Other participants included Per Magnus Nysveen, head of analysis at Rystad Energy AS; Amrita Sen, chief oil analyst at consultant Energy Aspects Ltd.; and analysts from Citigroup Inc. and Morgan Stanley - and while they reportedly delivered different figures, they agreed that rapid shale expansion is a persistent phenomenon.

While media opinion about OPEC's likelihood of extending its cutbacks as well as the efficacy of those cutbacks seems to change daily, reports of the private meeting was accompanied on Thursday by more news that all seems not well within the cartel's ranks: sources told Reuters that there has been no official contact on oil policy between the Gulf Arab nations of the Gulf Cooperation Council (GCC), which includes Saudi Arabia, the United Arab Emirates, Kuwait, and Qatar as well as non-OPEC Oman and Bahrain, partly due to rifts between the countries.

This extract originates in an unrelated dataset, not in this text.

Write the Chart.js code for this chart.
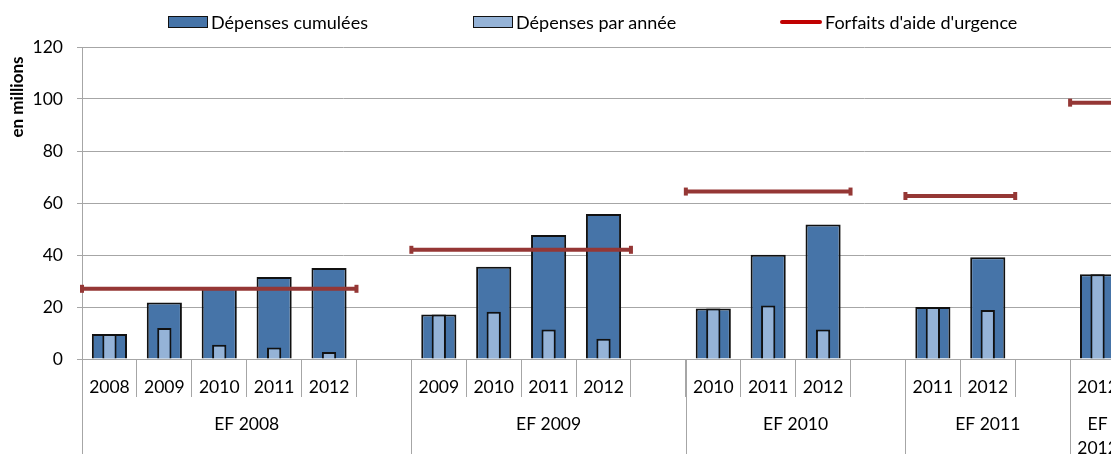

A source said, "The ministers can't meet: they may relay the message through the Kuwaiti or the Omani oil ministers, but Saudi and the UAE cannot meet publicly with the Qataris."

What this means is Gulf ministers will have to scrap their tradition of meeting behind closed doors to agree on matters before OPEC holds its Vienna meeting - thus presumably having implications for OPEC policies.

More discord on Thursday came from Maxim Oreshkin, economy minister for Russia, who said, "Because of the OPEC deal we have a negative direct impact from oil production, as well as indirect effects related to low investment activity due to production limits."

Chris Weafer, a senior partner at Moscow-based Macro-Advisory, pointed out in a note that "if oil stays in the $60-$65 range or higher, Russia will likely not support a cutback extension for fear the spike would be followed by a damaging fall.

But it's anyone's guess if anything will come from the November 30 Vienna meeting anyway: Reuters notes that a draft agenda for the OPEC talks includes three hours to discuss the extension, and that this amount of time "would be a short meeting by the standards of OPEC, whose gatherings have in the past sometimes stretched into the early hours of the morning as ministers argued about policy."

Earlier this week decidedly mixed messages were being sent about the need for the cutbacks to continue, with the Saudis continuing their push for a nine month extension and Venezuela's oil minister stating that the market has finally found a balance and inventories are declining.